1 millisecond snapshot of trading algorithm gone mad with prices ping-ponging upwards. Credit: zerohedge.com[/caption]

The recent debacle with Knight Capital, where they apparently rushed an untested new trading algorithm to market without rigorous testing first, caused the company to lose $400 million in just a few minutes. The stock market reacted by going higher because the trading platform was pushing prices higher (even as it lost money on each trade) until market circuit breakers were tripped, and the NYSE pulled the plug.

If a child is bad, he is given a time-out and put somewhere isolated to calm down. If you drive your car in a lunatic manner, your license can and should be suspended. Trading firms who recklessly wreak havoc on the markets with untested programs should be punished in the same way. As much as possible, they should simply be banned from trading until they prove they, and their computer programs can act like responsible adults.

Zero Hedge gives a sense of what these computer programs, which make thousands of trades a second unburdened by human intervention, can do when they run amok.

Over and over and over and over. As Nanex laconically notes, “In the case of EXC [Excelon trades], that means losing about 15 cents on every pair of trades. Do that 40 times a second, 2400 times a minute, and you now have a system that’s very efficient at burning money.”

Multiply that by the 150 other stocks that Knight is a market maker in and you get a sense of the tremendous damages that can be done in just a few minutes to the stock market and to the trading company itself. Instead of an efficient market we have something more resembling a bipolar train wreck, and a super-quick way to burn money.

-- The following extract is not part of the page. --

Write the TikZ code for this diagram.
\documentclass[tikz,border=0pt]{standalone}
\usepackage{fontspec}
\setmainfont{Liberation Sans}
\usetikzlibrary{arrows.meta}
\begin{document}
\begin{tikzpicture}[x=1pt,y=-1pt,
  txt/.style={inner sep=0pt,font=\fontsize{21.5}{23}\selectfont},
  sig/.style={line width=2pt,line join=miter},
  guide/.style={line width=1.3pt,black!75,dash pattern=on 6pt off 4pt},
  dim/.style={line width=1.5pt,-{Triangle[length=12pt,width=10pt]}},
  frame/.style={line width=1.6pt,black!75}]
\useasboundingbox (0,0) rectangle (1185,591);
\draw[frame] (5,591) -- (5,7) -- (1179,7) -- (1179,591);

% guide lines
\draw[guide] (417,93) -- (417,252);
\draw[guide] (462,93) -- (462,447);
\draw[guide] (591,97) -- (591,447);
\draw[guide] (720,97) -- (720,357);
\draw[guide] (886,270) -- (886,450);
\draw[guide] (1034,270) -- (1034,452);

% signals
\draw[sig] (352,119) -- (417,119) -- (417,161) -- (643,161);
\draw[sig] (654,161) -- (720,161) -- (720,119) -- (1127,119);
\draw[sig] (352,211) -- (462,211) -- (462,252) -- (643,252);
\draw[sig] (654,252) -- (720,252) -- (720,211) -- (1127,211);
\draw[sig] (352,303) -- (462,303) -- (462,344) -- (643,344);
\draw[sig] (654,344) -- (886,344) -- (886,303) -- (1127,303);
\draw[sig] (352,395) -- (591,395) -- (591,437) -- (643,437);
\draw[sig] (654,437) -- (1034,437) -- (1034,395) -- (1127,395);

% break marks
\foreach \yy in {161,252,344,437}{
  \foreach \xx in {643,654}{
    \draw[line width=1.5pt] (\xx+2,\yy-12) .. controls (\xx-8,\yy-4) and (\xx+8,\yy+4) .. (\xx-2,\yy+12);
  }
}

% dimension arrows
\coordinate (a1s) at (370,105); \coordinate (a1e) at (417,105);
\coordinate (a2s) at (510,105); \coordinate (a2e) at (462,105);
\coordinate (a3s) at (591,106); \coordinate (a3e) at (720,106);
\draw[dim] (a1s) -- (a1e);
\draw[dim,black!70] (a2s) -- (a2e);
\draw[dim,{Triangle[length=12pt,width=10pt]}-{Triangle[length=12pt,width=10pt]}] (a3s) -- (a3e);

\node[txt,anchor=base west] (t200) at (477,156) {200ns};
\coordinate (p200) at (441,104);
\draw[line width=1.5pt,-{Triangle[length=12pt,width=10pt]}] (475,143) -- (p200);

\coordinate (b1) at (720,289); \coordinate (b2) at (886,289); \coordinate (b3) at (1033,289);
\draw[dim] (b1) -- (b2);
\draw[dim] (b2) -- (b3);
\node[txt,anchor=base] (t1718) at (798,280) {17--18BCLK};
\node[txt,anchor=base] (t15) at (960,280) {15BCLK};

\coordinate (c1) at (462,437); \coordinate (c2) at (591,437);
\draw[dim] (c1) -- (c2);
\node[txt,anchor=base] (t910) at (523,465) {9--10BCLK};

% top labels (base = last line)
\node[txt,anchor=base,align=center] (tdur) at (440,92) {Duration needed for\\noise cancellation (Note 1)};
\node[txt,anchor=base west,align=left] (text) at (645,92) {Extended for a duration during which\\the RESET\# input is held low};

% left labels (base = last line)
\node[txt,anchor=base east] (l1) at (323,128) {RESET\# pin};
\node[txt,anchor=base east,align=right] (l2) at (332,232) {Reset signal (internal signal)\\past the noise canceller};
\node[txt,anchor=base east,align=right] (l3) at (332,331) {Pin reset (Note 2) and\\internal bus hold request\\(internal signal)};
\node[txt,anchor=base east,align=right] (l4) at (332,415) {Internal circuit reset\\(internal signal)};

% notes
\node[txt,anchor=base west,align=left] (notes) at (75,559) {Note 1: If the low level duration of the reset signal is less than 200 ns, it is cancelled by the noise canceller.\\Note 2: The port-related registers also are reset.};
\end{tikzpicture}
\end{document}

The stock price for Knight promptly dropped off a cliff and the predator became the prey. As Forbes says:

Company is stupid enough to bet its future on untested software. Company duly loses its entire market cap by buying high and selling low. Company, no doubt, gets bought out for peanuts and asset-stripped in short order.

Congresswoman Maxine Waters of California says this debacle shows the need for more government regulation and intervention. Forbes thinks this is nonsense. I tend to agree. If the best and brightest programmers on Wall Street make a blunder of this magnitude, and management rushes the product out the door before it has been properly tested, it’s difficult to see how the federal government would be able to help.

But what the government could do is mandate time-outs for trading firms who make colossal and stupid mistakes. For example, Knight Capital screwed up; they get banned from trading for six months.  Just the threat of this would make companies be vastly more careful.